To be done »
Write out each line word for word. Drop pictures.
--------
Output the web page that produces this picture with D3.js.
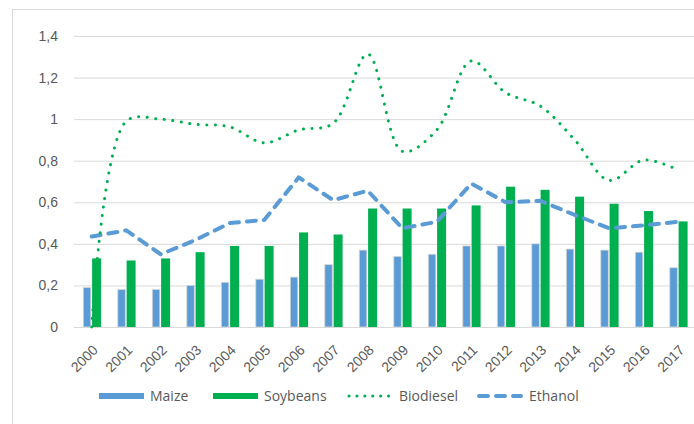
<!DOCTYPE html>
<html>
<head>
<meta charset="utf-8">
<script src="https://cdn.jsdelivr.net/npm/d3@7"></script>
<style>
  body { margin: 0; background: #fff; }
  svg { display: block; font-family: "Open Sans", "Noto Sans", sans-serif; }
</style>
</head>
<body>
<div id="chart"></div>
<script>
const years = ["2000","2001","2002","2003","2004","2005","2006","2007","2008",
  "2009","2010","2011","2012","2013","2014","2015","2016","2017"];
const maize = [0.19,0.18,0.18,0.20,0.215,0.23,0.24,0.30,0.37,0.34,0.35,0.39,0.39,0.40,0.375,0.37,0.36,0.285];
const soybeans = [0.33,0.32,0.33,0.36,0.39,0.39,0.455,0.445,0.57,0.57,0.57,0.585,0.675,0.66,0.627,0.593,0.558,0.508];
const biodiesel = [0.0,0.99,1.0,0.975,0.963,0.886,0.948,0.98,1.313,0.845,0.948,1.28,1.127,1.063,0.90,0.705,0.803,0.755];
const ethanol = [0.435,0.465,0.35,0.418,0.50,0.515,0.72,0.61,0.656,0.475,0.506,0.69,0.60,0.607,0.539,0.475,0.489,0.506];
const yTicks = [0, 0.2, 0.4, 0.6, 0.8, 1, 1.2, 1.4];

const blue = "#5b9bd5";
const green = "#00b050";

const width = 694, height = 424;
const svg = d3.select("#chart").append("svg")
  .attr("width", width)
  .attr("height", height);

// chart frame
svg.append("rect")
  .attr("x", 12.5).attr("y", 9.5)
  .attr("width", 700).attr("height", 430)
  .attr("fill", "none").attr("stroke", "#d9d9d9");

const x = d3.scaleBand().domain(years).range([74.5, 695.5]);
const y = d3.scaleLinear().domain([0, 1.4]).range([327, 36]);

// gridlines + y labels
const yAxis = svg.append("g")
  .attr("transform", "translate(74,0)")
  .call(d3.axisLeft(y).tickValues(yTicks)
    .tickSize(-620)
    .tickPadding(16)
    .tickFormat(d => d3.format(".1~f")(d).replace(".", ",")));
yAxis.select(".domain").remove();
yAxis.selectAll(".tick line").attr("stroke", "#d9d9d9").attr("stroke-width", 1);
yAxis.selectAll(".tick text")
  .attr("fill", "#595959").style("font-size", "14px");

// bars
const bars = svg.append("g");
bars.selectAll(".maize").data(years).join("rect")
  .attr("x", d => x(d) + 8.8)
  .attr("y", (d, i) => y(maize[i]))
  .attr("width", 7.5)
  .attr("height", (d, i) => y(0) - y(maize[i]))
  .attr("fill", blue)
  .attr("stroke", "#d6d6d6").attr("stroke-width", 0.8);
bars.selectAll(".soy").data(years).join("rect")
  .attr("x", d => x(d) + 17.6)
  .attr("y", (d, i) => y(soybeans[i]))
  .attr("width", 9)
  .attr("height", (d, i) => y(0) - y(soybeans[i]))
  .attr("fill", green);

// x axis
const xAxis = svg.append("g")
  .attr("transform", `translate(0,${y(0)})`)
  .call(d3.axisBottom(x).tickSize(0));
xAxis.select(".domain").attr("stroke", "#d9d9d9").attr("d", "M74,0.5H694");
xAxis.selectAll(".tick text")
  .attr("fill", "#595959").style("font-size", "14px")
  .attr("text-anchor", "end")
  .attr("y", 0).attr("dy", 0)
  .attr("transform", "translate(7,24) rotate(-45)");

// lines
const cx = d => x(d) + x.bandwidth() / 2;

const ethLine = d3.line()
  .x((d, i) => cx(years[i]))
  .y(d => y(d));
svg.append("path")
  .attr("d", ethLine(ethanol))
  .attr("fill", "none")
  .attr("stroke", blue)
  .attr("stroke-width", 4)
  .attr("stroke-linecap", "round")
  .attr("stroke-linejoin", "round")
  .attr("stroke-dasharray", "9 8");

const bioLine = d3.line()
  .x((d, i) => cx(years[i]))
  .y(d => y(d))
  .curve(d3.curveCatmullRom.alpha(0.5));
svg.append("path")
  .attr("d", bioLine(biodiesel))
  .attr("fill", "none")
  .attr("stroke", green)
  .attr("stroke-width", 3)
  .attr("stroke-linecap", "round")
  .attr("stroke-dasharray", "0.1 8.5");

// legend
const legendY = 396;
const legend = svg.append("g").style("font-size", "14px").attr("fill", "#595959");
const items = [
  {name: "Maize", x: 99, type: "bar", color: blue},
  {name: "Soybeans", x: 213, type: "bar", color: green},
  {name: "Biodiesel", x: 348, type: "dot", color: green},
  {name: "Ethanol", x: 478, type: "dash", color: blue}
];
items.forEach(it => {
  if (it.type === "bar") {
    legend.append("rect")
      .attr("x", it.x).attr("y", legendY - 3)
      .attr("width", 45).attr("height", 6)
      .attr("fill", it.color);
  } else {
    legend.append("line")
      .attr("x1", it.x + 1).attr("x2", it.x + 43)
      .attr("y1", legendY).attr("y2", legendY)
      .attr("stroke", it.color)
      .attr("stroke-width", it.type === "dot" ? 3 : 4)
      .attr("stroke-linecap", "round")
      .attr("stroke-dasharray", it.type === "dot" ? "0.1 7.8" : "9 8");
  }
  legend.append("text")
    .attr("x", it.x + 51).attr("y", legendY)
    .attr("dy", "0.35em")
    .text(it.name);
});
</script>
</body>
</html>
--------
Response for this exercise »
Output the web page that produces this picture with D3.js.
<!DOCTYPE html>
<html>
<head>
<meta charset="utf-8">
<script src="https://cdn.jsdelivr.net/npm/d3@7"></script>
<style>
  body { margin: 0; background: #fff; }
  svg { display: block; font-family: "Open Sans", "Noto Sans", sans-serif; }
</style>
</head>
<body>
<div id="chart"></div>
<script>
const years = ["2000","2001","2002","2003","2004","2005","2006","2007","2008",
  "2009","2010","2011","2012","2013","2014","2015","2016","2017"];
const maize = [0.19,0.18,0.18,0.20,0.215,0.23,0.24,0.30,0.37,0.34,0.35,0.39,0.39,0.40,0.375,0.37,0.36,0.285];
const soybeans = [0.33,0.32,0.33,0.36,0.39,0.39,0.455,0.445,0.57,0.57,0.57,0.585,0.675,0.66,0.627,0.593,0.558,0.508];
const biodiesel = [0.0,0.99,1.0,0.975,0.963,0.886,0.948,0.98,1.313,0.845,0.948,1.28,1.127,1.063,0.90,0.705,0.803,0.755];
const ethanol = [0.435,0.465,0.35,0.418,0.50,0.515,0.72,0.61,0.656,0.475,0.506,0.69,0.60,0.607,0.539,0.475,0.489,0.506];
const yTicks = [0, 0.2, 0.4, 0.6, 0.8, 1, 1.2, 1.4];

const blue = "#5b9bd5";
const green = "#00b050";

const width = 694, height = 424;
const svg = d3.select("#chart").append("svg")
  .attr("width", width)
  .attr("height", height);

// chart frame
svg.append("rect")
  .attr("x", 12.5).attr("y", 9.5)
  .attr("width", 700).attr("height", 430)
  .attr("fill", "none").attr("stroke", "#d9d9d9");

const x = d3.scaleBand().domain(years).range([74.5, 695.5]);
const y = d3.scaleLinear().domain([0, 1.4]).range([327, 36]);

// gridlines + y labels
const yAxis = svg.append("g")
  .attr("transform", "translate(74,0)")
  .call(d3.axisLeft(y).tickValues(yTicks)
    .tickSize(-620)
    .tickPadding(16)
    .tickFormat(d => d3.format(".1~f")(d).replace(".", ",")));
yAxis.select(".domain").remove();
yAxis.selectAll(".tick line").attr("stroke", "#d9d9d9").attr("stroke-width", 1);
yAxis.selectAll(".tick text")
  .attr("fill", "#595959").style("font-size", "14px");

// bars
const bars = svg.append("g");
bars.selectAll(".maize").data(years).join("rect")
  .attr("x", d => x(d) + 8.8)
  .attr("y", (d, i) => y(maize[i]))
  .attr("width", 7.5)
  .attr("height", (d, i) => y(0) - y(maize[i]))
  .attr("fill", blue)
  .attr("stroke", "#d6d6d6").attr("stroke-width", 0.8);
bars.selectAll(".soy").data(years).join("rect")
  .attr("x", d => x(d) + 17.6)
  .attr("y", (d, i) => y(soybeans[i]))
  .attr("width", 9)
  .attr("height", (d, i) => y(0) - y(soybeans[i]))
  .attr("fill", green);

// x axis
const xAxis = svg.append("g")
  .attr("transform", `translate(0,${y(0)})`)
  .call(d3.axisBottom(x).tickSize(0));
xAxis.select(".domain").attr("stroke", "#d9d9d9").attr("d", "M74,0.5H694");
xAxis.selectAll(".tick text")
  .attr("fill", "#595959").style("font-size", "14px")
  .attr("text-anchor", "end")
  .attr("y", 0).attr("dy", 0)
  .attr("transform", "translate(7,24) rotate(-45)");

// lines
const cx = d => x(d) + x.bandwidth() / 2;

const ethLine = d3.line()
  .x((d, i) => cx(years[i]))
  .y(d => y(d));
svg.append("path")
  .attr("d", ethLine(ethanol))
  .attr("fill", "none")
  .attr("stroke", blue)
  .attr("stroke-width", 4)
  .attr("stroke-linecap", "round")
  .attr("stroke-linejoin", "round")
  .attr("stroke-dasharray", "9 8");

const bioLine = d3.line()
  .x((d, i) => cx(years[i]))
  .y(d => y(d))
  .curve(d3.curveCatmullRom.alpha(0.5));
svg.append("path")
  .attr("d", bioLine(biodiesel))
  .attr("fill", "none")
  .attr("stroke", green)
  .attr("stroke-width", 3)
  .attr("stroke-linecap", "round")
  .attr("stroke-dasharray", "0.1 8.5");

// legend
const legendY = 396;
const legend = svg.append("g").style("font-size", "14px").attr("fill", "#595959");
const items = [
  {name: "Maize", x: 99, type: "bar", color: blue},
  {name: "Soybeans", x: 213, type: "bar", color: green},
  {name: "Biodiesel", x: 348, type: "dot", color: green},
  {name: "Ethanol", x: 478, type: "dash", color: blue}
];
items.forEach(it => {
  if (it.type === "bar") {
    legend.append("rect")
      .attr("x", it.x).attr("y", legendY - 3)
      .attr("width", 45).attr("height", 6)
      .attr("fill", it.color);
  } else {
    legend.append("line")
      .attr("x1", it.x + 1).attr("x2", it.x + 43)
      .attr("y1", legendY).attr("y2", legendY)
      .attr("stroke", it.color)
      .attr("stroke-width", it.type === "dot" ? 3 : 4)
      .attr("stroke-linecap", "round")
      .attr("stroke-dasharray", it.type === "dot" ? "0.1 7.8" : "9 8");
  }
  legend.append("text")
    .attr("x", it.x + 51).attr("y", legendY)
    .attr("dy", "0.35em")
    .text(it.name);
});
</script>
</body>
</html>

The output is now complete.